* Start *
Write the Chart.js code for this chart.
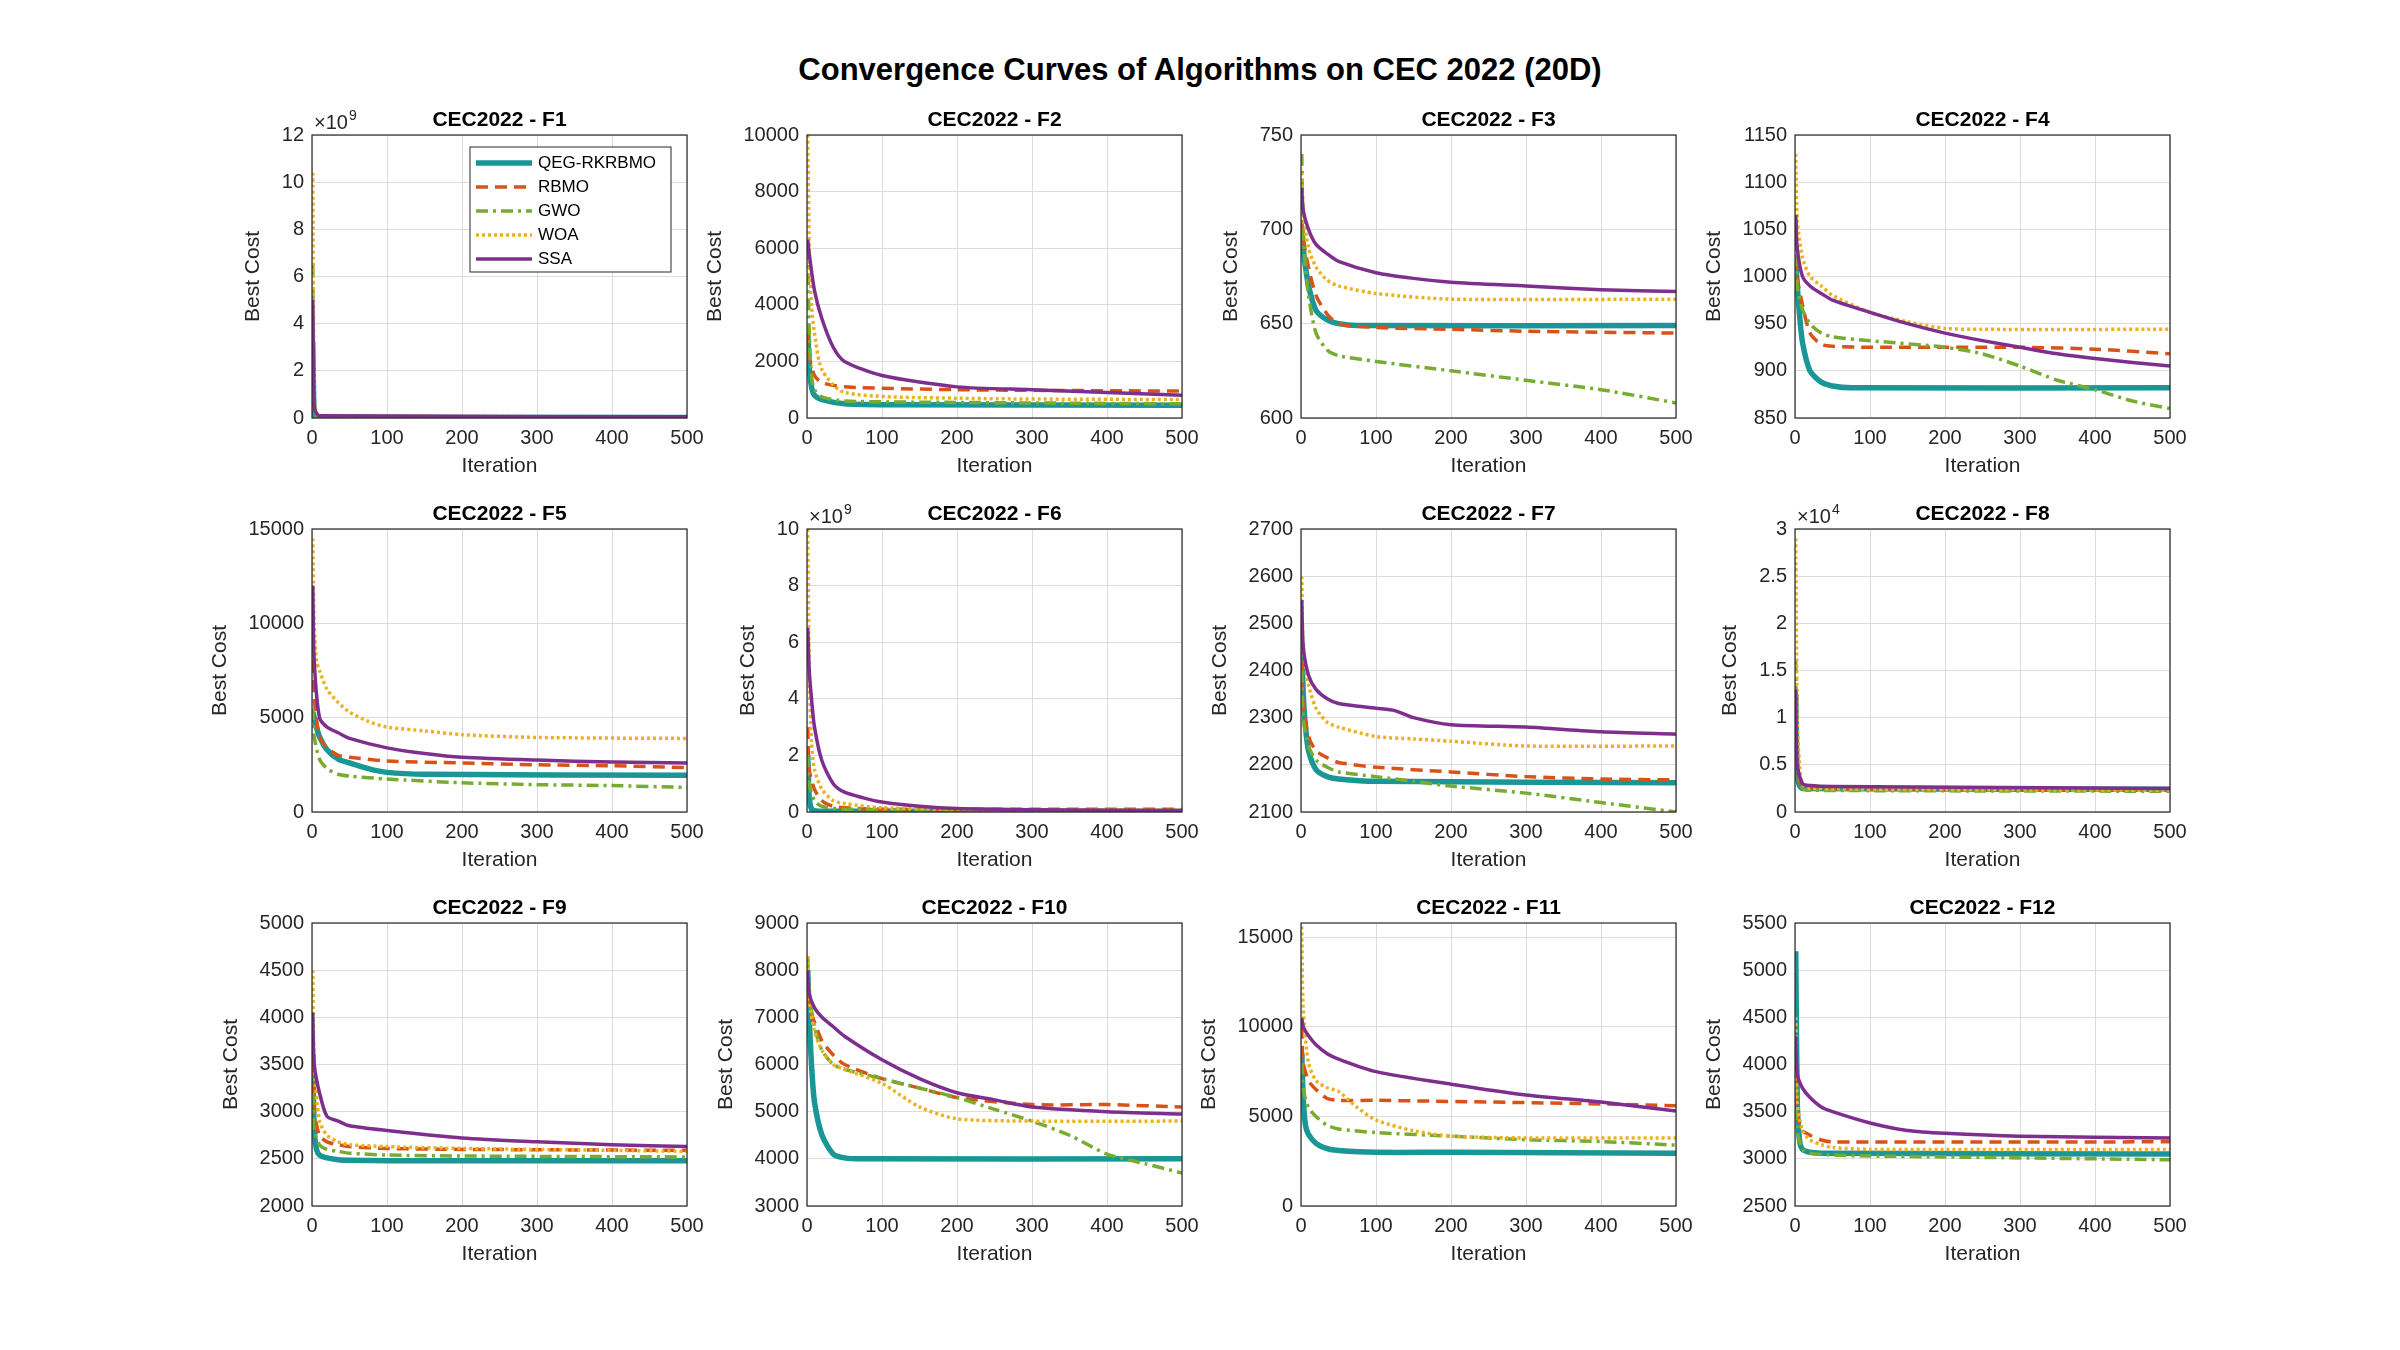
<!DOCTYPE html>
<html>
<head>
<meta charset="utf-8">
<script src="https://cdn.jsdelivr.net/npm/chart.js@4.4.1/dist/chart.umd.min.js"></script>
<style>
  body { margin: 0; background: #fff; width: 2400px; height: 1350px; position: relative; overflow: hidden; font-family: 'Liberation Sans', Arial, sans-serif; }
  #title { position: absolute; top: 52px; left: 0; width: 2400px; text-align: center; font-weight: bold; font-size: 31px; color: #000; }
  .box { position: absolute; }
</style>
</head>
<body>
<div id="title">Convergence Curves of Algorithms on CEC 2022 (20D)</div>
<script>
const algos = ['QEG-RKRBMO', 'RBMO', 'GWO', 'WOA', 'SSA'];
const colors = ['#1a9696', '#d95319', '#77ac30', '#edb120', '#7e2f8e'];

// per function: [iteration, best cost]
const F1 = [
  [[1,3.2],[3,0.1],[6,0.05],[10,0.03],[500,0.02]],
  [[1,4],[3,0.3],[6,0.1],[10,0.05],[500,0.03]],
  [[1,6.5],[3,0.5],[6,0.1],[10,0.05],[500,0.03]],
  [[1,10.4],[3,1],[6,0.2],[10,0.1],[500,0.04]],
  [[1,5],[3,0.5],[6,0.2],[10,0.1],[500,0.05]],
];
const F2 = [
  [[1,3000],[3,1800],[6,1100],[10,800],[20,650],[50,500],[100,470],[500,450]],
  [[1,3000],[3,2200],[10,1500],[20,1250],[50,1100],[200,1000],[500,950]],
  [[1,6000],[3,3000],[6,1500],[10,1000],[20,750],[50,600],[200,550],[500,500]],
  [[1,10000],[3,6000],[6,4000],[10,3000],[20,1700],[50,900],[200,700],[500,650]],
  [[1,6300],[3,5800],[10,4500],[20,3500],[35,2500],[50,2000],[100,1500],[200,1100],[300,1000],[500,800]],
];
const F3 = [
  [[1,700],[3,690],[6,680],[10,670],[20,657],[35,652],[50,650],[75,649],[500,649]],
  [[1,705],[3,695],[10,680],[20,665],[35,655],[50,650],[100,648],[200,647],[300,646],[500,645]],
  [[1,740],[3,700],[6,680],[10,665],[20,645],[35,636],[50,633],[100,630],[200,625],[300,620],[400,615],[500,608]],
  [[1,730],[3,710],[10,690],[20,680],[35,673],[50,670],[100,666],[200,663],[500,663]],
  [[1,722],[3,710],[10,700],[20,692],[35,687],[50,683],[100,677],[150,674],[200,672],[300,670],[400,668],[500,667]],
];
const F4 = [
  [[1,1015],[3,990],[6,960],[10,930],[20,900],[35,888],[50,884],[75,882],[500,882]],
  [[1,1060],[3,1000],[10,970],[20,940],[35,928],[50,926],[100,925],[300,925],[400,923],[500,918]],
  [[1,1050],[3,990],[10,965],[20,950],[35,940],[50,936],[100,932],[200,925],[250,918],[300,905],[350,890],[400,880],[450,868],[500,860]],
  [[1,1130],[3,1060],[10,1020],[20,1000],[35,990],[50,980],[100,962],[150,952],[200,945],[250,944],[500,944]],
  [[1,1065],[3,1030],[10,1000],[20,990],[35,982],[50,975],[100,962],[150,950],[200,940],[250,932],[300,925],[350,918],[400,913],[500,905]],
];
const F5 = [
  [[1,5300],[3,5000],[6,4500],[10,4000],[20,3300],[35,2800],[50,2600],[75,2300],[100,2100],[150,2000],[500,1950]],
  [[1,8000],[3,6000],[10,4000],[20,3400],[35,3000],[50,2900],[100,2700],[200,2600],[300,2500],[400,2450],[500,2350]],
  [[1,5500],[3,4000],[10,2800],[20,2300],[35,2000],[50,1900],[100,1750],[200,1550],[300,1450],[400,1400],[500,1300]],
  [[1,14500],[3,10000],[6,8000],[10,7500],[20,6500],[35,5800],[50,5300],[75,4800],[100,4500],[150,4300],[200,4100],[300,3950],[500,3900]],
  [[1,12000],[3,8000],[10,5000],[20,4500],[35,4200],[50,3900],[100,3400],[150,3100],[200,2900],[300,2750],[400,2650],[500,2600]],
];
const F6 = [
  [[1,2],[3,0.5],[6,0.1],[10,0.05],[20,0.03],[500,0.02]],
  [[1,3],[3,1.5],[10,0.8],[20,0.4],[35,0.2],[50,0.15],[100,0.1],[500,0.1]],
  [[1,2],[3,1],[10,0.4],[20,0.2],[50,0.1],[500,0.05]],
  [[1,10],[3,5],[6,2.5],[10,1.5],[20,0.8],[35,0.4],[50,0.3],[100,0.15],[200,0.1],[500,0.05]],
  [[1,6.5],[3,5],[6,4],[10,3],[20,1.8],[35,1],[50,0.7],[75,0.5],[100,0.35],[150,0.2],[200,0.12],[300,0.08],[500,0.05]],
];
const F7 = [
  [[1,2460],[3,2350],[6,2280],[10,2230],[20,2190],[35,2175],[50,2170],[100,2165],[500,2162]],
  [[1,2420],[3,2330],[10,2260],[20,2230],[35,2215],[50,2205],[100,2195],[200,2185],[300,2175],[400,2170],[500,2168]],
  [[1,2400],[3,2300],[10,2240],[20,2210],[35,2195],[50,2185],[100,2175],[150,2165],[200,2155],[300,2140],[400,2120],[500,2100]],
  [[1,2600],[3,2450],[10,2370],[20,2320],[35,2290],[50,2280],[100,2260],[150,2255],[200,2250],[300,2240],[500,2240]],
  [[1,2550],[3,2450],[10,2390],[20,2360],[35,2340],[50,2330],[100,2320],[125,2315],[150,2300],[200,2285],[300,2280],[400,2270],[500,2265]],
];
const F8 = [
  [[1,1.25],[3,0.4],[6,0.28],[10,0.25],[500,0.24]],
  [[1,1.0],[3,0.4],[10,0.27],[20,0.25],[500,0.24]],
  [[1,1.6],[3,0.5],[10,0.25],[20,0.23],[500,0.22]],
  [[1,2.9],[3,1],[6,0.5],[10,0.3],[20,0.25],[500,0.23]],
  [[1,1.3],[3,0.5],[10,0.3],[20,0.28],[50,0.27],[500,0.25]],
];
const F9 = [
  [[1,3600],[3,2800],[6,2600],[10,2540],[20,2510],[35,2490],[50,2485],[100,2480],[500,2480]],
  [[1,3500],[3,3000],[10,2750],[20,2680],[35,2650],[50,2630],[100,2610],[200,2600],[500,2590]],
  [[1,3200],[3,2800],[10,2650],[20,2600],[35,2580],[50,2560],[100,2540],[200,2530],[500,2520]],
  [[1,4500],[3,3500],[10,2900],[20,2750],[35,2680],[50,2650],[100,2630],[200,2610],[500,2580]],
  [[1,4050],[3,3500],[10,3200],[20,2950],[35,2900],[50,2850],[100,2800],[200,2720],[300,2680],[400,2650],[500,2630]],
];
const F10 = [
  [[1,8000],[3,7000],[6,6000],[10,5200],[20,4500],[35,4100],[50,4020],[75,4000],[500,4000]],
  [[1,7500],[3,7200],[10,6900],[20,6500],[35,6200],[50,6000],[100,5700],[150,5500],[200,5300],[300,5150],[400,5150],[500,5100]],
  [[1,8300],[3,7500],[10,6800],[20,6300],[35,6000],[50,5900],[100,5700],[150,5500],[200,5300],[250,5050],[300,4800],[350,4500],[400,4100],[450,3900],[500,3700]],
  [[1,8300],[3,7400],[10,6700],[20,6300],[35,6000],[50,5900],[100,5600],[150,5100],[200,4850],[300,4800],[500,4800]],
  [[1,8000],[3,7500],[10,7200],[20,7000],[35,6800],[50,6600],[100,6100],[150,5700],[200,5400],[250,5250],[300,5100],[400,5000],[500,4950]],
];
const F11 = [
  [[1,8500],[3,6000],[6,4500],[10,4000],[20,3500],[35,3200],[50,3100],[100,3000],[200,3000],[500,2950]],
  [[1,10000],[3,8000],[10,7000],[20,6500],[35,6000],[50,5900],[100,5900],[400,5700],[500,5600]],
  [[1,8000],[3,6500],[10,5500],[20,5000],[35,4500],[50,4300],[100,4100],[200,3900],[300,3700],[400,3600],[500,3400]],
  [[1,15600],[3,11000],[10,8000],[20,7000],[35,6600],[50,6400],[75,5500],[100,4800],[150,4200],[200,3900],[300,3800],[500,3800]],
  [[1,10500],[3,10000],[10,9500],[20,9000],[35,8500],[50,8200],[100,7500],[200,6800],[300,6200],[400,5800],[500,5300]],
];
const F12 = [
  [[1,5200],[3,3600],[6,3200],[10,3100],[20,3070],[35,3060],[50,3060],[500,3050]],
  [[1,3900],[3,3500],[10,3300],[20,3250],[35,3200],[50,3180],[500,3180]],
  [[1,3800],[3,3300],[10,3100],[20,3060],[50,3040],[100,3030],[200,3020],[500,2990]],
  [[1,4500],[3,3600],[10,3300],[20,3200],[35,3150],[50,3120],[100,3100],[500,3100]],
  [[1,4300],[3,3900],[10,3750],[20,3650],[35,3550],[50,3500],[100,3380],[150,3300],[200,3270],[300,3240],[500,3220]],
];

const xTicks = [0, 100, 200, 300, 400, 500];
const panels = [
  { name: 'F1', data: F1, min: 0, max: 12, ticks: [0,2,4,6,8,10,12], exp: '9' },
  { name: 'F2', data: F2, min: 0, max: 10000, ticks: [0,2000,4000,6000,8000,10000] },
  { name: 'F3', data: F3, min: 600, max: 750, ticks: [600,650,700,750] },
  { name: 'F4', data: F4, min: 850, max: 1150, ticks: [850,900,950,1000,1050,1100,1150] },
  { name: 'F5', data: F5, min: 0, max: 15000, ticks: [0,5000,10000,15000] },
  { name: 'F6', data: F6, min: 0, max: 10, ticks: [0,2,4,6,8,10], exp: '9' },
  { name: 'F7', data: F7, min: 2100, max: 2700, ticks: [2100,2200,2300,2400,2500,2600,2700] },
  { name: 'F8', data: F8, min: 0, max: 3, ticks: [0,0.5,1,1.5,2,2.5,3], exp: '4' },
  { name: 'F9', data: F9, min: 2000, max: 5000, ticks: [2000,2500,3000,3500,4000,4500,5000] },
  { name: 'F10', data: F10, min: 3000, max: 9000, ticks: [3000,4000,5000,6000,7000,8000,9000] },
  { name: 'F11', data: F11, min: 0, max: 15800, ticks: [0,5000,10000,15000] },
  { name: 'F12', data: F12, min: 2500, max: 5500, ticks: [2500,3000,3500,4000,4500,5000,5500] },
];

const colLeft = [312, 807, 1301, 1795];
const rowTop = [135, 529, 923];
const plotW = 375, plotH = 283;
const padL = 130, padT = 50, padB = 90, padR = 30;
const FONT = "'Liberation Sans', Arial, sans-serif";

const lineStyle = [
  { width: 5.5, dash: [] },
  { width: 3.5, dash: [12, 7] },
  { width: 3.5, dash: [12, 5, 3, 5] },
  { width: 3.5, dash: [3, 3] },
  { width: 3.5, dash: [] },
];

const decorate = {
  id: 'decorate',
  afterDraw(chart, args, opts) {
    const ctx = chart.ctx, a = chart.chartArea, p = opts.panel;
    ctx.save();
    ctx.strokeStyle = '#262626';
    ctx.lineWidth = 1.2;
    ctx.strokeRect(a.left, a.top, a.right - a.left, a.bottom - a.top);
    ctx.fillStyle = '#000';
    ctx.font = 'bold 21px ' + FONT;
    ctx.textAlign = 'center';
    ctx.textBaseline = 'bottom';
    ctx.fillText('CEC2022 - ' + p.name, (a.left + a.right) / 2, a.top - 4);
    ctx.fillStyle = '#262626';
    ctx.font = '21px ' + FONT;
    ctx.textBaseline = 'top';
    ctx.fillText('Iteration', (a.left + a.right) / 2, a.bottom + 38);
    ctx.font = '20px ' + FONT;
    let w = 0;
    p.ticks.forEach(t => { w = Math.max(w, ctx.measureText(String(t)).width); });
    ctx.save();
    ctx.translate(a.left - w - 26, (a.top + a.bottom) / 2);
    ctx.rotate(-Math.PI / 2);
    ctx.textAlign = 'center';
    ctx.textBaseline = 'bottom';
    ctx.font = '21px ' + FONT;
    ctx.fillText('Best Cost', 0, 0);
    ctx.restore();
    if (p.exp) {
      ctx.textAlign = 'left';
      ctx.textBaseline = 'bottom';
      ctx.font = '20px ' + FONT;
      ctx.fillText('\u00d710', a.left + 2, a.top - 2);
      const tw = ctx.measureText('\u00d710').width;
      ctx.font = '14px ' + FONT;
      ctx.fillText(p.exp, a.left + 3 + tw, a.top - 12);
    }
    if (p.name === 'F1') {
      const lx = a.left + 158, ly = a.top + 12, lw = 201, lh = 125;
      ctx.fillStyle = '#fff';
      ctx.fillRect(lx, ly, lw, lh);
      ctx.strokeStyle = '#262626';
      ctx.lineWidth = 1;
      ctx.strokeRect(lx, ly, lw, lh);
      ctx.font = '17px ' + FONT;
      ctx.textBaseline = 'middle';
      algos.forEach((name, i) => {
        const y = ly + 16 + i * 24;
        ctx.strokeStyle = colors[i];
        ctx.lineWidth = lineStyle[i].width;
        ctx.setLineDash(lineStyle[i].dash);
        ctx.beginPath();
        ctx.moveTo(lx + 6, y);
        ctx.lineTo(lx + 62, y);
        ctx.stroke();
        ctx.setLineDash([]);
        ctx.fillStyle = '#000';
        ctx.fillText(name, lx + 68, y);
      });
    }
    ctx.restore();
  }
};

panels.forEach((p, k) => {
  const r = Math.floor(k / 4), c = k % 4;
  const div = document.createElement('div');
  div.className = 'box';
  const W = padL + plotW + padR, H = padT + plotH + padB;
  div.style.left = (colLeft[c] - padL) + 'px';
  div.style.top = (rowTop[r] - padT) + 'px';
  div.style.width = W + 'px';
  div.style.height = H + 'px';
  const canvas = document.createElement('canvas');
  div.appendChild(canvas);
  document.body.appendChild(div);

  new Chart(canvas, {
    type: 'line',
    data: {
      datasets: p.data.map((pts, i) => ({
        label: algos[i],
        data: pts.map(d => ({ x: d[0], y: d[1] })),
        borderColor: colors[i],
        borderWidth: lineStyle[i].width,
        borderDash: lineStyle[i].dash,
        pointRadius: 0,
        tension: 0.25,
        fill: false,
        order: i === 0 ? 5 : 5 - i,
      })),
    },
    options: {
      responsive: true,
      maintainAspectRatio: false,
      animation: false,
      layout: { padding: { top: padT, right: padR, left: 0, bottom: 0 } },
      plugins: {
        legend: { display: false },
        tooltip: { enabled: false },
        decorate: { panel: p },
      },
      scales: {
        x: {
          type: 'linear',
          min: 0,
          max: 500,
          afterBuildTicks: s => { s.ticks = xTicks.map(v => ({ value: v })); },
          afterFit: s => { s.height = padB; },
          grid: { color: '#dcdcdc', drawTicks: false },
          border: { display: false },
          ticks: { color: '#262626', font: { size: 20, family: FONT }, padding: 8, maxRotation: 0, callback: v => String(v) },
        },
        y: {
          min: p.min,
          max: p.max,
          afterBuildTicks: s => { s.ticks = p.ticks.map(v => ({ value: v })); },
          afterFit: s => { s.width = padL; },
          grid: { color: '#dcdcdc', drawTicks: false },
          border: { display: false },
          ticks: { color: '#262626', font: { size: 20, family: FONT }, padding: 8, callback: v => String(v) },
        },
      },
    },
    plugins: [decorate],
  });
});
</script>
</body>
</html>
* End *
◆ REQUIREMENTS
Without any pictures, reproduce the lines from the first one in the material through the line that has "['#1a9696', '#d95319', '#77ac30', '#edb120', '#7e2f8e'];", exactly as they appear.

◆ RESPONSE
Write the Chart.js code for this chart.
<!DOCTYPE html>
<html>
<head>
<meta charset="utf-8">
<script src="https://cdn.jsdelivr.net/npm/chart.js@4.4.1/dist/chart.umd.min.js"></script>
<style>
  body { margin: 0; background: #fff; width: 2400px; height: 1350px; position: relative; overflow: hidden; font-family: 'Liberation Sans', Arial, sans-serif; }
  #title { position: absolute; top: 52px; left: 0; width: 2400px; text-align: center; font-weight: bold; font-size: 31px; color: #000; }
  .box { position: absolute; }
</style>
</head>
<body>
<div id="title">Convergence Curves of Algorithms on CEC 2022 (20D)</div>
<script>
const algos = ['QEG-RKRBMO', 'RBMO', 'GWO', 'WOA', 'SSA'];
const colors = ['#1a9696', '#d95319', '#77ac30', '#edb120', '#7e2f8e'];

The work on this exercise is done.